Last month, the Supreme Court held in Loper Bright Enterprises v. Raimondo (2024) that a federal administrative agency’s interpretation of the law would no longer receive deference from the court in the context of an ambiguous statute. Instead, courts will exercise their independent judgment when determining whether a federal administrative agency acted within its statutory authority.
Administrative agencies are federal agencies that make up the executive branch, such as the Federal Trade Commission, the Environmental Protection Agency, and the Small Business Administration. The actions of federal administrative agencies are governed by the Administrative Procedure Act (“APA”), which provides the procedures for developing and issuing regulations.
Congress creates and empowers agencies through legislation, also known as the agency’s delegating statute. However, while implementing these statutes, agencies encounter “gaps” that must be interpreted. At times, these interpretations are challenged in court, presenting an important question: when Congress is not clear about a specific issue impacting the implementation of a statute, should the interpretation of the court or the administrative agency prevail?
For over 40 years since Chevron v. Natural Resources Defense Council (1984), courts deferred to agency interpretations of ambiguous statutes if they were “reasonable” enough to be permissible. Loper Bright explicitly overruled Chevron deference and affirmed the Constitutional role of the judiciary, not agencies, as the interpreter of laws passed by Congress.

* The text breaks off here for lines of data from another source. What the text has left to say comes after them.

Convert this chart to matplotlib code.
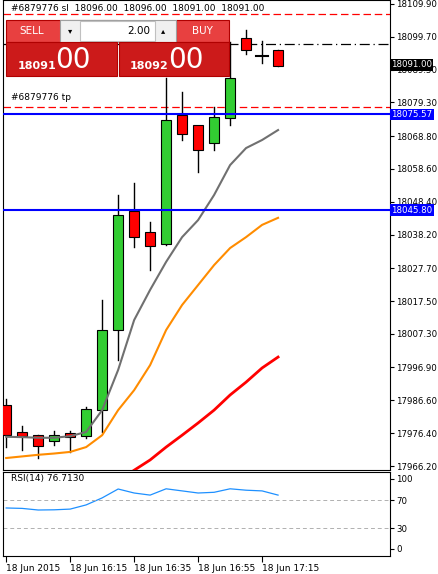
import matplotlib.pyplot as plt
import matplotlib.patches as mpatches
import numpy as np

# candle data (5-minute bars)
opens  = [17985.2, 17976.8, 17975.8, 17973.9, 17976.5, 17975.5, 17983.6, 18008.5, 18045.5, 18039.0, 18035.3, 18075.4, 18072.3, 18066.6, 18074.4, 18099.3, 18093.7, 18095.6]
closes = [17975.8, 17975.5, 17972.4, 17975.8, 17975.2, 17983.9, 18008.5, 18044.3, 18037.4, 18034.6, 18073.8, 18069.5, 18064.5, 18074.8, 18086.9, 18095.6, 18093.7, 18090.6]
highs  = [17987.0, 17978.6, 17976.0, 17977.1, 17977.1, 17984.5, 18017.8, 18050.5, 18054.2, 18042.1, 18086.9, 18082.5, 18068.2, 18077.9, 18098.1, 18101.8, 18098.4, 18095.6]
lows   = [17972.0, 17971.2, 17968.7, 17972.7, 17970.6, 17974.9, 17976.8, 17999.2, 18034.3, 18027.2, 18035.0, 18067.6, 18057.7, 18064.5, 18072.3, 18094.3, 18091.5, 18090.6]
ma_gray   = [17975.3, 17975.2, 17975.0, 17975.0, 17975.5, 17976.8, 17983.6, 17996.1, 18011.6, 18021.0, 18029.7, 18037.4, 18042.7, 18050.5, 18059.8, 18065.1, 18067.6, 18070.7]
ma_orange = [17968.7, 17969.2, 17969.7, 17970.1, 17970.6, 17972.1, 17975.8, 17983.6, 17989.8, 17997.6, 18008.5, 18016.3, 18022.5, 18028.7, 18034.0, 18037.4, 18041.2, 18043.4]
ma_red    = [17964.9, 17968.1, 17972.1, 17975.8, 17979.6, 17983.6, 17988.3, 17992.3, 17996.7, 18000.1]
ma_red_start = 8
rsi = [58.6, 58, 55.7, 56, 57, 63, 73, 85.7, 80, 77, 86, 83, 80, 81, 86, 84, 83, 77]
price_ticks = [18109.90, 18099.70, 18089.50, 18079.30, 18068.80, 18058.60, 18048.40, 18038.20,
               18027.70, 18017.50, 18007.30, 17996.90, 17986.60, 17976.40, 17966.20]
time_idx = [0, 4, 8, 12, 16]
time_labels = ['18 Jun 2015', '18 Jun 16:15', '18 Jun 16:35', '18 Jun 16:55', '18 Jun 17:15']
blue_levels = [18075.57, 18045.80]
bid = 18091.00

W, H = 438, 574
fig = plt.figure(figsize=(W / 100, H / 100), dpi=100)
plt.rcParams['font.family'] = 'DejaVu Sans'

def rect(l, t, r, b):
    return [l / W, 1 - b / H, (r - l) / W, (b - t) / H]

ax = fig.add_axes(rect(3, 0, 390, 470))
rx = fig.add_axes(rect(3, 472, 390, 556), sharex=ax)

y0p, y1p = 18109.9 + 4 * 0.311, 18109.9 - 466 * 0.311
ax.set_ylim(y1p, y0p)
ax.set_xlim(-0.2, 24.0)

for i, (o, c, h, l) in enumerate(zip(opens, closes, highs, lows)):
    ax.plot([i, i], [l, h], color='black', lw=1, zorder=3)
    col = '#32cd32' if c > o else '#ff0000'
    if abs(c - o) < 0.3:
        ax.plot([i - 0.35, i + 0.35], [o, o], color='black', lw=1.5, zorder=4)
    else:
        ax.add_patch(mpatches.Rectangle((i - 0.33, min(o, c)), 0.66, abs(c - o),
                                        facecolor=col, edgecolor='black', lw=0.8, zorder=4))

xs = np.arange(len(ma_gray))
ax.plot(xs, ma_gray, color='#707070', lw=1.5, zorder=5)
ax.plot(xs, ma_orange, color='#ff8c00', lw=1.5, zorder=5)
ax.plot(np.arange(ma_red_start, ma_red_start + len(ma_red)), ma_red, color='#ff0000', lw=2, zorder=5)

for lv in blue_levels:
    ax.axhline(lv, color='#0000ff', lw=1.5, zorder=6)
ax.axhline(18106.8, color='#ff0000', lw=0.9, ls=(0, (6, 3)), zorder=2)
ax.axhline(18077.9, color='#ff0000', lw=0.9, ls=(0, (6, 3)), zorder=2)
ax.axhline(18097.5, color='black', lw=0.9, ls=(0, (8, 3, 1, 3)), zorder=2)
ax.text(0.3, 18079.3, '#6879776 tp', fontsize=6.5, va='bottom')
ax.text(0.3, 18108.5, '#6879776 sl  18096.00  18096.00  18091.00  18091.00', fontsize=6.5, va='center')

ax.yaxis.tick_right()
ax.set_yticks(price_ticks)
ax.set_yticklabels([f'{p:.2f}' for p in price_ticks], fontsize=6.2)
ax.tick_params(axis='y', length=3, pad=1.5)
ax.tick_params(axis='x', bottom=False, labelbottom=False)
for lv, bg in [(bid, 'black')] + [(b, '#0000ff') for b in blue_levels]:
    ax.text(1.003, (lv - y1p) / (y0p - y1p), f'{lv:.2f}', transform=ax.transAxes, fontsize=6.2,
            color='white', va='center', ha='left', zorder=20,
            bbox=dict(boxstyle='square,pad=0.15', fc=bg, ec='none'))

# trade panel
def box(l, t, r, b, fc, ec='#b00000'):
    fig.patches.append(mpatches.Rectangle((l / W, 1 - b / H), (r - l) / W, (b - t) / H,
                                          transform=fig.transFigure, fc=fc, ec=ec, lw=0.8, zorder=10))
box(6, 20, 117, 42, '#e84040')
box(176, 20, 229, 42, '#e84040')
box(60, 20, 176, 42, '#f0f0f0', '#a0a0a0')
box(80, 21, 155, 41, 'white', '#c0c0c0')
box(6, 42, 117, 76, '#cc1a1a')
box(119, 42, 229, 76, '#cc1a1a')
def ft(x, y, s, **kw):
    fig.text(x / W, 1 - y / H, s, zorder=11, **kw)
ft(32, 31, 'SELL', color='white', fontsize=7.5, va='center', ha='center')
ft(202, 31, 'BUY', color='white', fontsize=7.5, va='center', ha='center')
ft(150, 31, '2.00', color='black', fontsize=7.5, va='center', ha='right')
ft(70, 31, '▾', color='black', fontsize=6, va='center', ha='center')
ft(163, 31, '▴', color='black', fontsize=6, va='center', ha='center')
ft(18, 66, '18091', color='white', fontsize=8, weight='bold', va='center')
ft(55, 60, '00', color='white', fontsize=20, va='center')
ft(130, 66, '18092', color='white', fontsize=8, weight='bold', va='center')
ft(168, 60, '00', color='white', fontsize=20, va='center')

# RSI
rx.plot(xs, rsi, color='#1e90ff', lw=0.9)
rx.set_ylim(-10, 110)
for lv in [70, 30]:
    rx.axhline(lv, color='#b0b0b0', lw=0.7, ls=(0, (4, 3)))
rx.yaxis.tick_right()
rx.set_yticks([100, 70, 30, 0])
rx.tick_params(axis='y', labelsize=6.2, length=3, pad=1.5)
rx.text(0.3, 100, 'RSI(14) 76.7130', fontsize=6.5, va='center')
rx.set_xticks(time_idx)
rx.set_xticklabels(time_labels, fontsize=6.5, ha='left')
rx.tick_params(axis='x', length=4, pad=2)

fig.savefig('out.png', dpi=100)
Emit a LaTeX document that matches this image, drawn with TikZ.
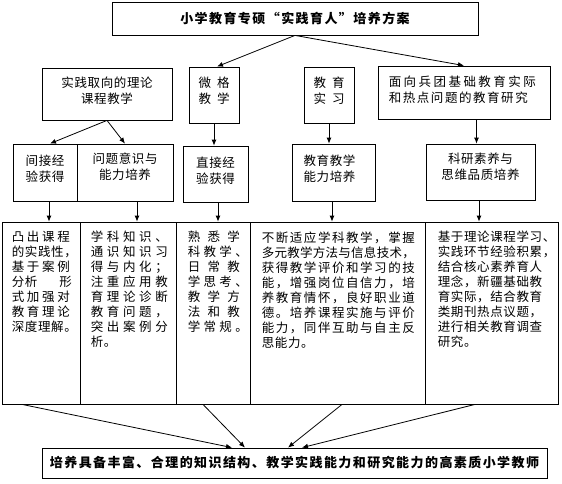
\documentclass[tikz,border=0pt]{standalone}
\usepackage{fontspec}
\setmainfont{Noto Sans CJK SC}[LetterSpace=5]
\newfontfamily\headfont{Noto Sans CJK SC}[LetterSpace=11]
\usetikzlibrary{arrows.meta,positioning}

% spread one line of characters over a given width
\ExplSyntaxOn
\NewDocumentCommand{\jl}{O{\linewidth}m}{\makebox[#1][s]{\tl_map_inline:nn{#2}{##1\hfil}\unskip}}
\ExplSyntaxOff

\tikzset{
  box/.style={draw, line width=0.8pt, inner sep=0pt},
  txt/.style={inner sep=0pt, align=center, font=\fontsize{12.5}{16.5}\selectfont},
  body/.style={inner sep=0pt, align=left, font=\fontsize{12.5}{15}\selectfont},
  head/.style={font=\headfont\bfseries\fontsize{13}{15}\selectfont},
  arr/.style={line width=0.8pt, -{Latex[length=6pt,width=5pt]}},
}

\begin{document}
\begin{tikzpicture}[x=1pt,y=-1pt]
\useasboundingbox (0,0) rectangle (562,483);
% top
\node[box, head, minimum width=366, minimum height=33] (plan) at (295,18.5) {小学教育专硕“实践育人”培养方案};
% second row
\node[box, minimum width=130, minimum height=52] (theory) at (107,94) {};
\node[txt, below=9pt of theory.north] (theoryt) {实践取向的理论\\课程教学};
\node[box, minimum width=50, minimum height=56] (micro) at (214,95) {};
\node[txt, below=10pt of micro.north] (microt) {\jl[31pt]{微格}\\\jl[31pt]{教学}};
\node[box, minimum width=50, minimum height=56] (practice) at (329,95) {};
\node[txt, below=10pt of practice.north] (practicet) {\jl[31pt]{教育}\\\jl[31pt]{实习}};
\node[box, minimum width=172, minimum height=53] (research) at (464,92.5) {};
\node[txt, align=left, below right=10pt and 11pt of research.north west] (researcht) {\jl[147pt]{面向兵团基础教育实际}\\\jl[139pt]{和热点问题的教育研究}};
% third row
\node[box, minimum width=64, minimum height=57] (indirect) at (45,172.5) {};
\node[txt, below=11pt of indirect.north] (indirectt) {间接经\\验获得};
\node[box, minimum width=96, minimum height=57] (problem) at (125,172.5) {};
\node[txt, below=9pt of problem.north] (problemt) {问题意识与\\能力培养};
\node[box, minimum width=65, minimum height=56] (direct) at (215.5,174) {};
\node[txt, below=11pt of direct.north] (directt) {直接经\\验获得};
\node[box, minimum width=83, minimum height=57] (teach) at (333.5,172.5) {};
\node[txt, below=11pt of teach.north, xshift=-4pt] (teacht) {教育教学\\能力培养};
\node[box, minimum width=109, minimum height=56] (science) at (480.5,172) {};
\node[txt, below=9pt of science.north] (sciencet) {科研素养与\\思维品质培养};
% fourth row
\node[box, minimum width=78, minimum height=182] (case) at (41,313) {};
\node[body, text width=66pt, below right=9pt and 10pt of case.north west] (caset)
  {\jl[58pt]{凸出课程}\\的实践性，\\\jl[58pt]{基于案例}\\\makebox[60pt][l]{分析\hfill 形}\\\jl[58pt]{式加强对}\\\jl[58pt]{教育理论}\\深度理解。};
\node[box, minimum width=96, minimum height=182] (knowledge) at (128,313) {};
\node[body, text width=77pt, below right=9pt and 11pt of knowledge.north west] (knowledget)
  {\jl{学科知识、}\\\jl{通识知识习}\\\jl{得与内化；}\\\jl{注重应用教}\\\jl{育理论诊断}\\\jl{教育问题，}\\\jl{突出案例分}\\析。};
\node[box, minimum width=74, minimum height=182] (routine) at (213,313) {};
\node[body, text width=60pt, below right=9pt and 12pt of routine.north west] (routinet)
  {\jl[52pt]{熟悉学}\\\jl{科教学、}\\\jl[52pt]{日常教}\\\jl{学思考、}\\\jl[52pt]{教学方}\\\jl[52pt]{法和教}\\\jl{学常规。}};
\node[box, minimum width=175, minimum height=182] (skill) at (337.5,313) {};
\node[body, text width=153pt, below right=10pt and 12pt of skill.north west] (skillt)
  {\jl{不断适应学科教学，掌握}\\\jl{多元教学方法与信息技术，}\\\jl{获得教学评价和学习的技}\\\jl{能，增强岗位自信力，培}\\\jl{养教育情怀，良好职业道}\\\jl{德。培养课程实施与评价}\\\jl{能力，同伴互助与自主反}\\思能力。};
\node[box, minimum width=133, minimum height=182] (survey) at (491.5,313) {};
\node[body, text width=118pt, below right=9pt and 13pt of survey.north west] (surveyt)
  {基于理论课程学习、\\实践环节经验积累，\\结合核心素养育人\\理念，新疆基础教\\育实际，结合教育\\类期刊热点议题，\\进行相关教育调查\\研究。};
% bottom
\node[box, head, minimum width=505, minimum height=30] (goal) at (294.5,463) {培养具备丰富、合理的知识结构、教学实践能力和研究能力的高素质小学教师};

\draw[arr] (plan.south) -- ([xshift=3pt]micro.north);
\draw[arr] (plan.south) -- (research.north);
\draw[arr] (theory.south) -- ([xshift=5pt]indirect.north);
\draw[arr] (theory.south) -- (problem.north);
\draw[arr] (micro.south) -- (micro.south |- direct.north);
\draw[arr] (practice.south) -- (practice.south |- teach.north);
\draw[arr] ([xshift=-4pt]science.north |- research.south) -- ([xshift=-4pt]science.north);
\draw[arr] ([xshift=4pt]indirect.south) -- ([xshift=4pt]indirect.south |- case.north);
\draw[arr] ([xshift=12pt]problem.south) -- ([xshift=12pt]problem.south |- knowledge.north);
\draw[arr] ([xshift=2.5pt]direct.south) -- ([xshift=2.5pt]direct.south |- routine.north);
\draw[arr] ([xshift=-1.5pt]teach.south) -- ([xshift=-1.5pt]teach.south |- skill.north);
\draw[arr] ([xshift=-1.5pt]science.south) -- ([xshift=-1.5pt]science.south |- survey.north);
\draw[arr] ([xshift=-19pt]case.south) -- ([xshift=-62.5pt]goal.north);
\draw[arr] ([xshift=-10pt]routine.south) -- ([xshift=-49.5pt]goal.north);
\draw[arr] ([xshift=4.5pt]skill.south) -- ([xshift=-6.5pt]goal.north);
\draw[arr] ([xshift=-16.5pt]survey.south) -- ([xshift=7.5pt]goal.north);
\end{tikzpicture}
\end{document}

Critics of Chevron deference celebrate the rightful return of judicial power to the courts and the anticipated reduction of agency overreach. Proponents of Chevron deference criticize Loper Bright’s nonadherence to precedent, hypothesizing that this decision will flood the federal court system with challenges to agency actions and shift decisions away from agency subject matter experts to judges without specialized expertise. Courts will soon decide many post-Chevron cases, allowing for a clearer picture of Loper Bright’s full impact over the coming months and years.